* [Exercise] Please copy out exactly, and only, the lines between the line with "Rebuild this chart as a Python script, using Plotly." and the line with "import plotly.graph_objects as go", both included. Pictures are to be omitted.

* [Information provided]

►

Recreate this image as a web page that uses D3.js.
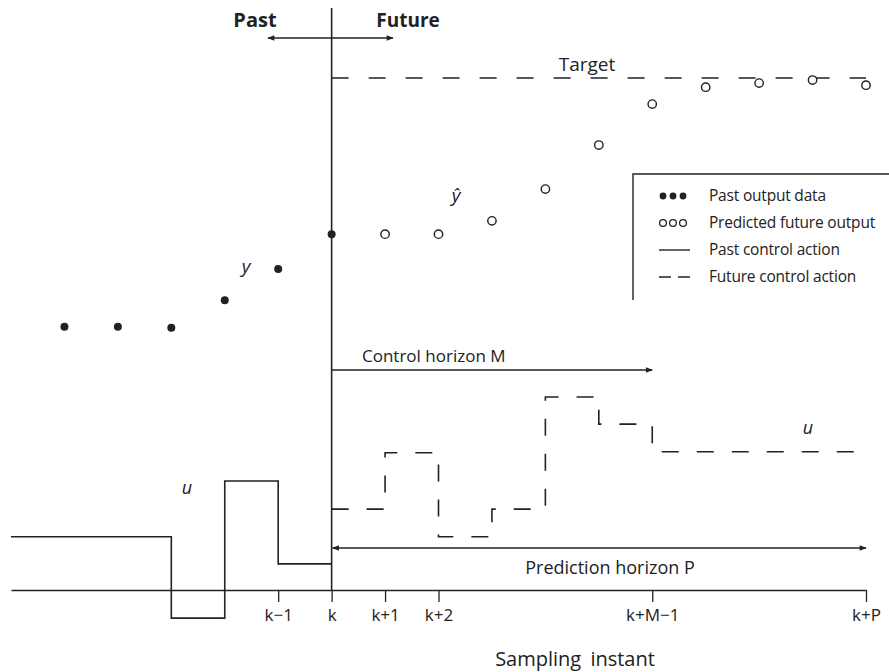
<!DOCTYPE html>
<html>
<head>
<meta charset="utf-8">
<script src="https://cdn.jsdelivr.net/npm/d3@7"></script>
<style>
  body { margin: 0; background: #fff; }
  svg text { font-family: "Open Sans", "DejaVu Sans", sans-serif; fill: #222; }
</style>
</head>
<body>
<div id="mpcVis"></div>
<script>
// sampling instants are offsets from k
var pastSteps = [-5, -4, -3, -2, -1, 0];
var pastOutput = [51.4, 51.4, 51.2, 56.6, 62.7, 69.5];

var futureSteps = [1, 2, 3, 4, 5, 6, 7, 8, 9, 10];
var predictedOutput = [69.5, 69.5, 72.1, 78.3, 86.9, 94.9, 98.2, 99.0, 99.6, 98.6];

var target = 100;

// control moves (value held until next instant)
var pastControlSteps = [-6, -3, -2, -1, 0];
var pastControl = [10.4, -5.5, 21.3, 5.1, 5.1];
var futureControlSteps = [0, 1, 2, 3, 4, 5, 6, 10];
var futureControl = [15.8, 26.8, 10.4, 15.8, 37.7, 32.4, 27.0, 27.0];

var tickSteps = [-1, 0, 1, 2, 6, 10];
var tickLabels = ["k\u22121", "k", "k+1", "k+2", "k+M\u22121", "k+P"];

var legendLabels = ["Past output data", "Predicted future output", "Past control action", "Future control action"];

var width = 889, height = 672;
var ink = "#222";

var svg = d3.select("#mpcVis").append("svg")
    .attr("width", width)
    .attr("height", height);

// arrow heads
var defs = svg.append("defs");
["end", "start"].forEach(function(k) {
    defs.append("marker")
        .attr("id", "arrow-" + k)
        .attr("viewBox", "0 0 10 10")
        .attr("refX", k === "end" ? 9 : 1)
        .attr("refY", 5)
        .attr("markerWidth", 9)
        .attr("markerHeight", 7)
        .attr("markerUnits", "userSpaceOnUse")
        .attr("orient", "auto")
        .append("path")
        .attr("d", k === "end" ? "M0,1L10,5L0,9Z" : "M10,1L0,5L10,9Z")
        .attr("fill", ink);
});

//Scales
var x = d3.scaleLinear().domain([-6, 10]).range([11, 866]);
var y = d3.scaleLinear().domain([0, 100]).range([590, 78]);

//Axis
var xAxis = d3.axisBottom(x)
    .tickValues(tickSteps)
    .tickFormat(function(d, i) { return tickLabels[i]; })
    .tickSize(12)
    .tickSizeOuter(0)
    .tickPadding(7);

var gx = svg.append("g")
    .attr("class", "x-axis")
    .attr("transform", "translate(0," + y(0) + ")")
    .call(xAxis);
gx.select(".domain").attr("stroke", ink).attr("stroke-width", 1.6);
gx.selectAll(".tick line").attr("stroke", ink).attr("stroke-width", 1.3);
gx.selectAll(".tick text")
    .style("font-family", "'Open Sans', sans-serif")
    .style("font-size", "17px")
    .attr("fill", ink);

svg.append("text")
    .attr("x", 575)
    .attr("y", 666)
    .attr("text-anchor", "middle")
    .style("font-size", "20px")
    .style("word-spacing", "4px")
    .text("Sampling instant");

// present instant k
svg.append("line")
    .attr("x1", x(0)).attr("x2", x(0))
    .attr("y1", 8).attr("y2", y(0))
    .attr("stroke", ink).attr("stroke-width", 1.6);

// Past / Future
svg.append("line")
    .attr("x1", 268).attr("x2", 393)
    .attr("y1", 38).attr("y2", 38)
    .attr("stroke", ink).attr("stroke-width", 1.3)
    .attr("marker-start", "url(#arrow-start)")
    .attr("marker-end", "url(#arrow-end)");
svg.append("text").attr("x", 255).attr("y", 27).attr("text-anchor", "middle")
    .style("font-size", "20px").style("font-weight", "bold").text("Past");
svg.append("text").attr("x", 408).attr("y", 27).attr("text-anchor", "middle")
    .style("font-size", "19px").style("font-weight", "bold").text("Future");

// target
svg.append("line")
    .attr("x1", x(0)).attr("x2", x(10))
    .attr("y1", y(target)).attr("y2", y(target))
    .attr("stroke", ink).attr("stroke-width", 1.4)
    .attr("stroke-dasharray", "17,20");
svg.append("text").attr("x", 587).attr("y", 71).attr("text-anchor", "middle")
    .style("font-size", "19px").text("Target");

// outputs
svg.selectAll("circle.past")
    .data(pastOutput)
    .enter().append("circle")
    .attr("class", "past")
    .attr("cx", function(d, i) { return x(pastSteps[i]); })
    .attr("cy", function(d) { return y(d); })
    .attr("r", 4)
    .attr("fill", ink);

svg.selectAll("circle.pred")
    .data(predictedOutput)
    .enter().append("circle")
    .attr("class", "pred")
    .attr("cx", function(d, i) { return x(futureSteps[i]); })
    .attr("cy", function(d) { return y(d); })
    .attr("r", 4.2)
    .attr("fill", "#fff")
    .attr("stroke", ink)
    .attr("stroke-width", 1.4);

svg.append("text").attr("x", 246).attr("y", 273).attr("text-anchor", "middle")
    .style("font-size", "19px").style("font-style", "italic").text("y");
svg.append("text").attr("x", 456).attr("y", 202).attr("text-anchor", "middle")
    .style("font-size", "19px").style("font-style", "italic").text("\u0177");

// control actions
var stepLine = d3.line().curve(d3.curveStepAfter);

svg.append("path")
    .datum(pastControl.map(function(d, i) { return [x(pastControlSteps[i]), y(d)]; }))
    .attr("d", stepLine)
    .attr("fill", "none")
    .attr("stroke", ink)
    .attr("stroke-width", 1.6);

svg.append("path")
    .datum(futureControl.map(function(d, i) { return [x(futureControlSteps[i]), y(d)]; }))
    .attr("d", stepLine)
    .attr("fill", "none")
    .attr("stroke", ink)
    .attr("stroke-width", 1.6)
    .attr("stroke-dasharray", "17,18");

svg.append("text").attr("x", 187).attr("y", 494).attr("text-anchor", "middle")
    .style("font-size", "18px").style("font-style", "italic").text("u");
svg.append("text").attr("x", 808).attr("y", 434).attr("text-anchor", "middle")
    .style("font-size", "18px").style("font-style", "italic").text("u");

// horizons
svg.append("line")
    .attr("x1", x(0)).attr("x2", x(6))
    .attr("y1", 370).attr("y2", 370)
    .attr("stroke", ink).attr("stroke-width", 1.4)
    .attr("marker-end", "url(#arrow-end)");
svg.append("text").attr("x", 362).attr("y", 362)
    .style("font-size", "17px").text("Control horizon M");

svg.append("line")
    .attr("x1", x(0) + 1).attr("x2", x(10))
    .attr("y1", 548).attr("y2", 548)
    .attr("stroke", ink).attr("stroke-width", 1.4)
    .attr("marker-start", "url(#arrow-start)")
    .attr("marker-end", "url(#arrow-end)");
svg.append("text").attr("x", 610).attr("y", 574).attr("text-anchor", "middle")
    .style("font-size", "18px").text("Prediction horizon P");

// legend
var legend = svg.append("g").attr("class", "legend");
legend.append("path")
    .attr("d", "M633,300V174H889")
    .attr("fill", "none")
    .attr("stroke", ink)
    .attr("stroke-width", 1.4);

var rowY = [196, 223, 250, 277];
legend.selectAll("text")
    .data(legendLabels)
    .enter().append("text")
    .attr("x", 709)
    .attr("y", function(d, i) { return rowY[i] + 5; })
    .style("font-size", "15.5px")
    .style("letter-spacing", "-0.2px")
    .text(function(d) { return d; });

[663, 673, 683].forEach(function(cx) {
    legend.append("circle").attr("cx", cx).attr("cy", rowY[0]).attr("r", 3.4).attr("fill", ink);
    legend.append("circle").attr("cx", cx).attr("cy", rowY[1]).attr("r", 3.4)
        .attr("fill", "#fff").attr("stroke", ink).attr("stroke-width", 1.3);
});
legend.append("line").attr("x1", 659).attr("x2", 690).attr("y1", rowY[2]).attr("y2", rowY[2])
    .attr("stroke", ink).attr("stroke-width", 1.4);
legend.append("line").attr("x1", 659).attr("x2", 690).attr("y1", rowY[3]).attr("y2", rowY[3])
    .attr("stroke", ink).attr("stroke-width", 1.4)
    .attr("stroke-dasharray", "12,7");
</script>
</body>
</html>
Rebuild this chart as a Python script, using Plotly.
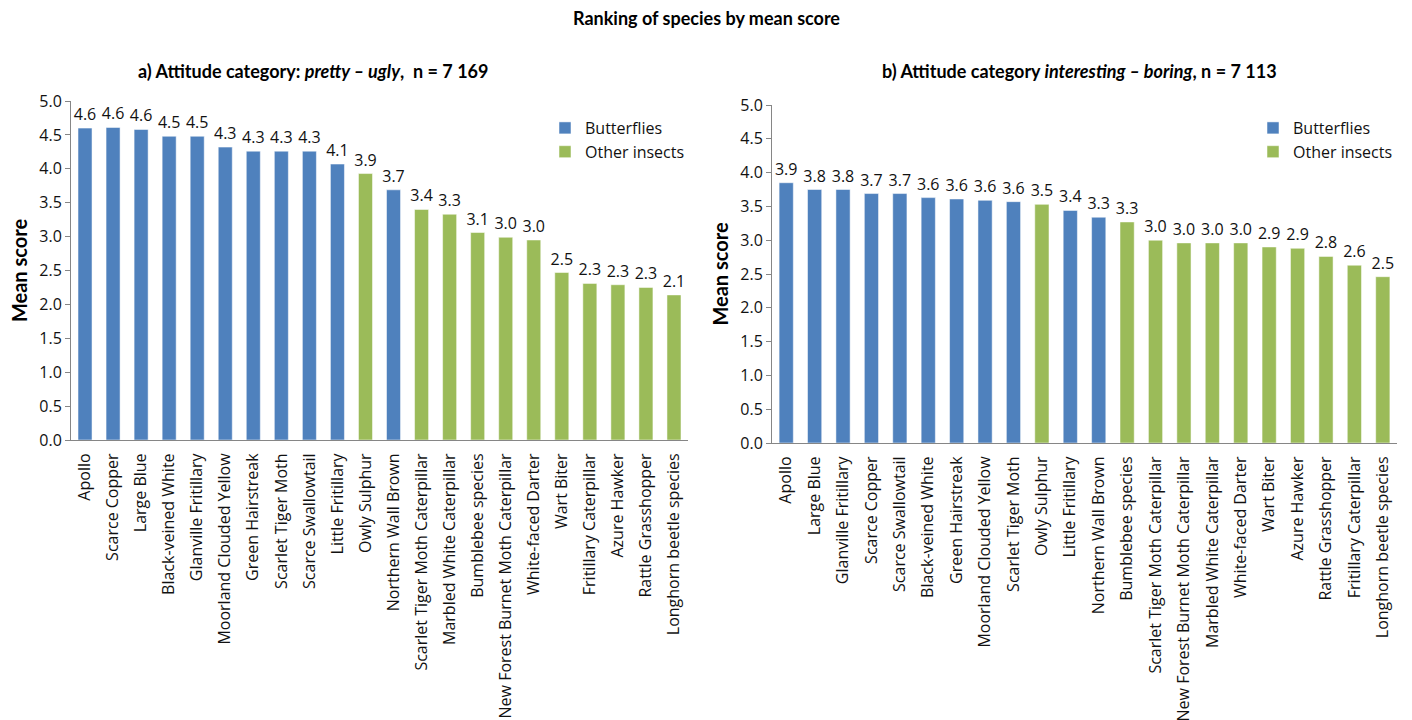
import plotly.graph_objects as go

# ---------- data ----------
cats_a = ["Apollo", "Scarce Copper", "Large Blue", "Black-veined White", "Glanville Fritillary",
          "Moorland Clouded Yellow", "Green Hairstreak", "Scarlet Tiger Moth", "Scarce Swallowtail",
          "Little Fritillary", "Owly Sulphur", "Northern Wall Brown", "Scarlet Tiger Moth Caterpillar",
          "Marbled White Caterpillar", "Bumblebee species", "New Forest Burnet Moth Caterpillar",
          "White-faced Darter", "Wart Biter", "Fritillary Caterpillar", "Azure Hawker",
          "Rattle Grasshopper", "Longhorn beetle species"]
vals_a = [4.60, 4.61, 4.58, 4.48, 4.48, 4.32, 4.26, 4.26, 4.26, 4.07, 3.93, 3.69, 3.40,
          3.33, 3.06, 2.99, 2.95, 2.47, 2.31, 2.29, 2.25, 2.14]
group_a = ["B", "B", "B", "B", "B", "B", "B", "B", "B", "B", "O", "B", "O",
           "O", "O", "O", "O", "O", "O", "O", "O", "O"]

cats_b = ["Apollo", "Large Blue", "Glanville Fritillary", "Scarce Copper", "Scarce Swallowtail",
          "Black-veined White", "Green Hairstreak", "Moorland Clouded Yellow", "Scarlet Tiger Moth",
          "Owly Sulphur", "Little Fritillary", "Northern Wall Brown", "Bumblebee species",
          "Scarlet Tiger Moth Caterpillar", "New Forest Burnet Moth Caterpillar",
          "Marbled White Caterpillar", "White-faced Darter", "Wart Biter", "Azure Hawker",
          "Rattle Grasshopper", "Fritillary Caterpillar", "Longhorn beetle species"]
vals_b = [3.85, 3.75, 3.75, 3.69, 3.69, 3.63, 3.61, 3.59, 3.57, 3.53, 3.44, 3.34, 3.27,
          3.00, 2.96, 2.96, 2.96, 2.90, 2.88, 2.76, 2.63, 2.46]
group_b = ["B", "B", "B", "B", "B", "B", "B", "B", "B", "O", "B", "B", "O",
           "O", "O", "O", "O", "O", "O", "O", "O", "O"]

group_names = {"B": "Butterflies", "O": "Other insects"}
colors = {"B": "#4F81BD", "O": "#9BBB59"}

FONT = "Open Sans"
TFONT = "Lato"

fig = go.Figure()

def add_panel(cats, vals, groups, xa, ya, legend):
    for g in ["B", "O"]:
        xs = [c for c, gg in zip(cats, groups) if gg == g]
        ys = [v for v, gg in zip(vals, groups) if gg == g]
        fig.add_trace(go.Bar(
            x=xs, y=ys, name=group_names[g],
            marker=dict(color=colors[g], line=dict(width=1, color="rgba(255,255,255,0.5)")),
            texttemplate="%{y:.1f}", textposition="outside", cliponaxis=False,
            constraintext="none",
            textfont=dict(family=FONT, size=16, color="#111"),
            xaxis=xa, yaxis=ya, legend=legend, width=0.5,
        ))

add_panel(cats_a, vals_a, group_a, "x", "y", "legend")
add_panel(cats_b, vals_b, group_b, "x2", "y2", "legend2")

W, H = 1412, 720
def dx(p): return p / W
def dy(p): return 1 - p / H

xcommon = dict(type="category", showline=True, linecolor="#868686", linewidth=1,
               ticks="", tickangle=-90, tickfont=dict(family=FONT, size=16, color="#111"),
               ticklabelstandoff=6,
               showgrid=False, zeroline=False, automargin=False)
ycommon = dict(range=[0, 5], dtick=0.5, tickformat=".1f", showline=True, linecolor="#868686",
               linewidth=1, ticks="outside", ticklen=5, tickcolor="#868686",
               tickfont=dict(family=FONT, size=16, color="#111"), showgrid=False, zeroline=False,
               automargin=False,
               title=dict(text="<b>Mean score</b>", font=dict(family=TFONT, size=20, color="#000"), standoff=6))

fig.update_layout(
    width=W, height=H, margin=dict(l=0, r=0, t=0, b=0, autoexpand=False),
    paper_bgcolor="white", plot_bgcolor="white",
    barmode="overlay", showlegend=True,
    xaxis=dict(xcommon, domain=[dx(71), dx(688)], anchor="y",
               categoryorder="array", categoryarray=cats_a),
    yaxis=dict(ycommon, domain=[dy(440), dy(101)], anchor="x"),
    xaxis2=dict(xcommon, domain=[dx(772), dx(1397)], anchor="y2",
                categoryorder="array", categoryarray=cats_b),
    yaxis2=dict(ycommon, domain=[dy(443), dy(105)], anchor="x2"),
    legend=dict(x=dx(545), y=dy(111), xanchor="left", yanchor="top", bgcolor="rgba(0,0,0,0)",
                font=dict(family=FONT, size=16, color="#111"), tracegroupgap=0, itemwidth=30),
    legend2=dict(x=dx(1253), y=dy(111), xanchor="left", yanchor="top", bgcolor="rgba(0,0,0,0)",
                 font=dict(family=FONT, size=16, color="#111"), tracegroupgap=0, itemwidth=30),
    annotations=[
        dict(text="<b>Ranking of species by mean score</b>", x=0.5, y=dy(18), xref="paper", yref="paper",
             showarrow=False, font=dict(family=TFONT, size=18, color="#000"),
             xanchor="center", yanchor="middle"),
        dict(text="<b>a) Attitude category: <i>pretty – ugly</i>,  n = 7 169</b>", x=dx(313), y=dy(71),
             xref="paper", yref="paper", showarrow=False, font=dict(family=TFONT, size=18, color="#000"),
             xanchor="center", yanchor="middle"),
        dict(text="<b>b) Attitude category <i>interesting – boring</i>, n = 7 113</b>", x=dx(1079), y=dy(71),
             xref="paper", yref="paper", showarrow=False, font=dict(family=TFONT, size=18, color="#000"),
             xanchor="center", yanchor="middle"),
    ],
)

fig.write_html("out.html")
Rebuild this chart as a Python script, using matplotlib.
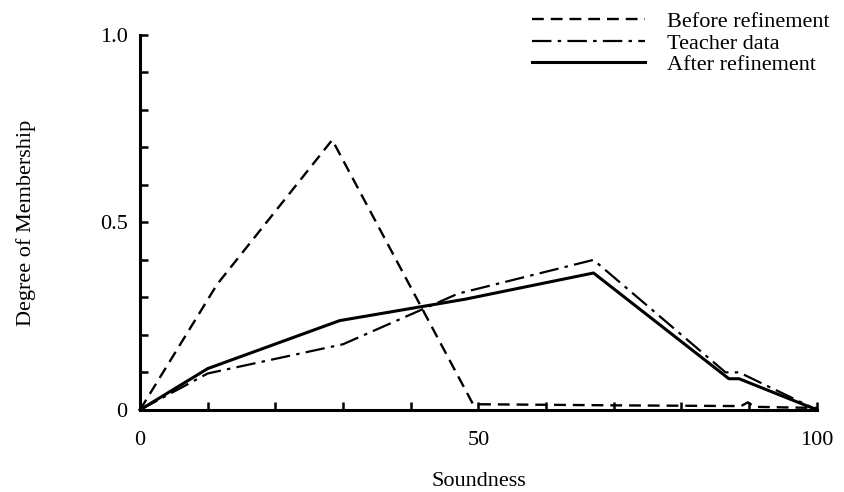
import matplotlib
matplotlib.use("Agg")
import numpy as np
from matplotlib import pyplot as plt

# values
antes_x = [0, 11.4, 28.4, 49.2, 70, 88.8, 89.8, 90.8, 100]
antes_y = [0, 0.335, 0.72, 0.015, 0.012, 0.01, 0.02, 0.008, 0.005]

professor_x = [0, 10, 30, 47, 67, 86.5, 88.5, 100]
professor_y = [0, 0.097, 0.175, 0.31, 0.40, 0.10, 0.10, 0]

depois_x = [0, 10, 29.5, 48, 67, 87, 88.5, 100]
depois_y = [0, 0.11, 0.238, 0.295, 0.365, 0.083, 0.083, 0]

rotulos = ["Before refinement", "Teacher data", "After refinement"]

x_ticks = np.arange(0, 101, 10)
x_rotulos = ["0", "", "", "", "", "50", "", "", "", "", "100"]
y_ticks = np.arange(0, 1.01, 0.1)
y_rotulos = ["0", "", "", "", "", "0.5", "", "", "", "", "1.0"]

plt.rcParams["font.family"] = ["Liberation Serif", "DejaVu Serif"]
plt.rcParams["font.size"] = 16
plt.rcParams["lines.scale_dashes"] = False

fig = plt.figure(figsize=(8.45, 4.92), dpi=100)
ax = fig.add_axes([0.1657, 0.167, 0.801, 0.762])

ax.plot(antes_x, antes_y, color="black", linewidth=1.7,
        linestyle=(0, (8.5, 5)), label=rotulos[0], clip_on=False)
ax.plot(professor_x, professor_y, color="black", linewidth=1.6,
        linestyle=(0, (14, 4.5, 2.5, 4.5)), label=rotulos[1], clip_on=False)
ax.plot(depois_x, depois_y, color="black", linewidth=2.2,
        linestyle="-", label=rotulos[2], clip_on=False)

ax.set_xlim(0, 100)
ax.set_ylim(0, 1.0)
ax.set_xticks(x_ticks)
ax.set_xticklabels(x_rotulos)
ax.set_yticks(y_ticks)
ax.set_yticklabels(y_rotulos)
ax.tick_params(direction="in", length=6, width=1.8, labelsize=16)
ax.tick_params(axis="x", pad=15)
ax.tick_params(axis="y", pad=9)

for lado in ["top", "right"]:
    ax.spines[lado].set_visible(False)
for lado in ["left", "bottom"]:
    ax.spines[lado].set_linewidth(2.2)

ax.set_xlabel("Soundness", fontsize=16, labelpad=16)
ax.set_ylabel("Degree of Membership", fontsize=16, labelpad=46)

fig.legend(loc="upper right", bbox_to_anchor=(0.998, 1.004), frameon=False,
           fontsize=16, handlelength=5.1, handletextpad=1.0,
           labelspacing=0.05, borderpad=0.1)

plt.savefig("out.png", dpi=100)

◄

* [Finished exercise]
Rebuild this chart as a Python script, using Plotly.
import plotly.graph_objects as go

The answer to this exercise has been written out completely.